Wicket!! Pujara LBW b Robinson 91 (India 215-3)
The breakthrough! And a good review by England! That was the killer inswinger, hitting off stump 3/4 of the way up, and the only surprise was that umpire Kettleborough didn’t fancy it. The new ball does the trick and Pujara misses out on what would have been a hard-earned hundred.
Review! Pujara not given LBW Robinson
It’s full, there’s no stroke…
83rd over: India 215-2 (Pujara 91, Kohli 45) Anderson is still bowling at fifth stump, as the pros say, and Kohli is still busy leaving the ball well alone. Again, only the sixth ball of the over requires a shot to be played. Is Jimmy up to something? Let’s hope this is the old 13-card trick, with a killer inswinger on its way shortly.
82nd over: India 215-2 (Pujara 91, Kohli 45) At the other end it’s Ollie Robinson, who’s made such an assured start to his Test career but seemed to be running low on fuel last night. He’s still a bit leggy and medium-priced, but his bounce and accuracy mean that no liberties can be taken. Pujara is watchful as ever, but he leaves one that’s too close to the off bail for comfort. In the stand, the trumpeter plays Mrs Robinson in Ollie’s honour, or his mum’s.
81st over: India 215-2 (Pujara 91, Kohli 45) Anderson looks fit, which is a big plus for England, and he’s finding swing with the new ball as you’d expect. But the swing is all outwards and he’s starting wide of off, so Kohli can easily let the ball go until the last delivery, which pitches on middle-and-off. and demands a defensive prod. That’s a maiden, which will warm Jimmy’s stony old heart, still reeling from that spell yesterday of 2-0-20-0.
It’s going to be Jimmy, so here comes another instalment of The Anderson-Kohli Show, season six.
Preamble: proper creekit
Morning everyone and welcome to the fourth day of an absorbing contest. The first two days of this match were action-packed. India collapsed in a heap – when in England, do as the English do – and England, just to be perverse, didn’t, or not until they had piled up a massive lead. Yesterday, though, the age-old rhythms of Test cricket reasserted themselves. Slow, slow, slow-slow, slow.
Finding themselves in a tight corner, where many teams would have flopped again, India lost only two wickets. Cheteshwar Pujara, their most stolid batter, set out his stall and even returned to fluency. Virat Kohli calmed down and carried on. India’s chances of a win, which had been rated at precisely 0 per cent by WinViz, shot up to 5.

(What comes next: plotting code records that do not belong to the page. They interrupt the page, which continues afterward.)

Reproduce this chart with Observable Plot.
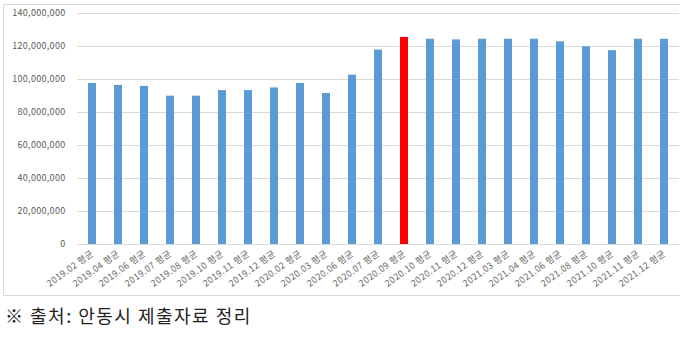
<!DOCTYPE html>
<html>
<head>
<meta charset="utf-8">
<script src="https://cdn.jsdelivr.net/npm/d3@7"></script>
<script src="https://cdn.jsdelivr.net/npm/@observablehq/plot@0.6"></script>
<style>
  html, body { margin: 0; padding: 0; background: #fff; }
  body { width: 680px; height: 355px; position: relative; overflow: hidden; font-family: "Noto Sans CJK KR", "Noto Sans", sans-serif; }
  #frame { position: absolute; left: 3px; top: 4px; width: 700px; height: 292px; border: 1px solid #d9d9d9; box-sizing: border-box; }
  #chart { position: absolute; left: 0; top: 0; }
  #caption { position: absolute; left: 5px; top: 302px; font-size: 18px; color: #222; white-space: nowrap; letter-spacing: 1.5px; }
  #chart svg g[aria-label="x-axis tick label"] text { letter-spacing: 0.4px; }
  #chart svg g[aria-label="y-axis tick label"] text { letter-spacing: 0.3px; }
</style>
</head>
<body>
<div id="frame"></div>
<div id="chart"></div>
<div id="caption">※ 출처: 안동시 제출자료 정리</div>
<script>
const labels = ["2019.02 평균","2019.04 평균","2019.06 평균","2019.07 평균","2019.08 평균","2019.10 평균","2019.11 평균","2019.12 평균",
  "2020.02 평균","2020.03 평균","2020.06 평균","2020.07 평균","2020.09 평균","2020.10 평균","2020.11 평균","2020.12 평균",
  "2021.03 평균","2021.04 평균","2021.06 평균","2021.08 평균","2021.10 평균","2021.11 평균","2021.12 평균"];
const values = [97600000, 96400000, 95800000, 89900000, 89900000, 93300000, 93300000, 94900000,
  97600000, 91500000, 102600000, 117800000, 125500000, 124400000, 124000000, 124400000,
  124400000, 124400000, 122800000, 119800000, 117500000, 124400000, 124400000];
const highlighted = ["2020.09 평균"];
const yTicks = [0, 20000000, 40000000, 60000000, 80000000, 100000000, 120000000, 140000000];

const data = labels.map((label, i) => ({label, value: values[i], hi: highlighted.includes(label)}));

const chart = Plot.plot({
  width: 680,
  height: 300,
  marginLeft: 77,
  marginRight: 1,
  marginTop: 13,
  marginBottom: 56,
  style: {fontFamily: "'Noto Sans CJK KR', 'Noto Sans', sans-serif", fontSize: "9px", color: "#595959", background: "transparent"},
  x: {domain: labels, paddingInner: 0.68, paddingOuter: 0.34, label: null},
  y: {domain: [0, 140000000], label: null},
  marks: [
    Plot.gridY(yTicks, {stroke: "#d9d9d9", strokeOpacity: 1}),
    Plot.axisY(yTicks, {tickSize: 0, tickPadding: 12, tickFormat: d3.format(","), label: null, fill: "#595959"}),
    Plot.axisX({tickSize: 0, tickPadding: 8, tickRotate: -36, label: null, fill: "#666666", fontSize: 9}),
    Plot.barY(data, {x: "label", y: "value", fill: d => d.hi ? "#ff0000" : "#5b9bd5"})
  ]
});
document.getElementById("chart").appendChild(chart);
</script>
</body>
</html>
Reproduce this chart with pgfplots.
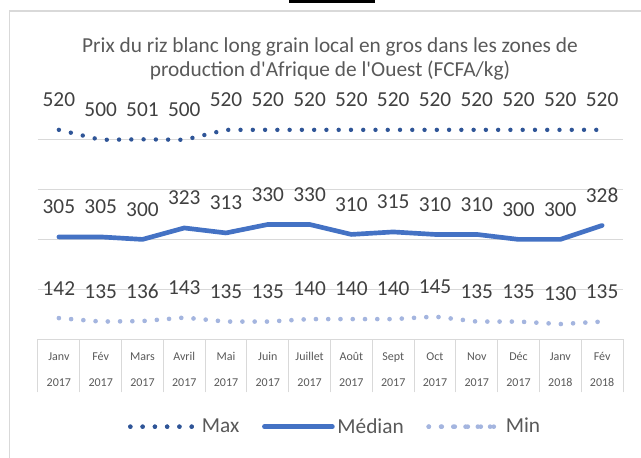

England’s chances are still far higher, at 81, but they need to use the new ball well this morning. They were not flattered by their figures yesterday, but then the flattery had been laid on thick on Wednesday. That’s why they call it Test creekit: it’s a stern examination. Today will ask plenty of questions of this largely makeshift attack. Is Jimmy Anderson fit? Is Sam Curran now more of a white-ball cricketer? Can Moeen grab the game by the scruff? Are Robinson and Overton, admirable as they are, a little too alike? We will find out from 11am, UK time.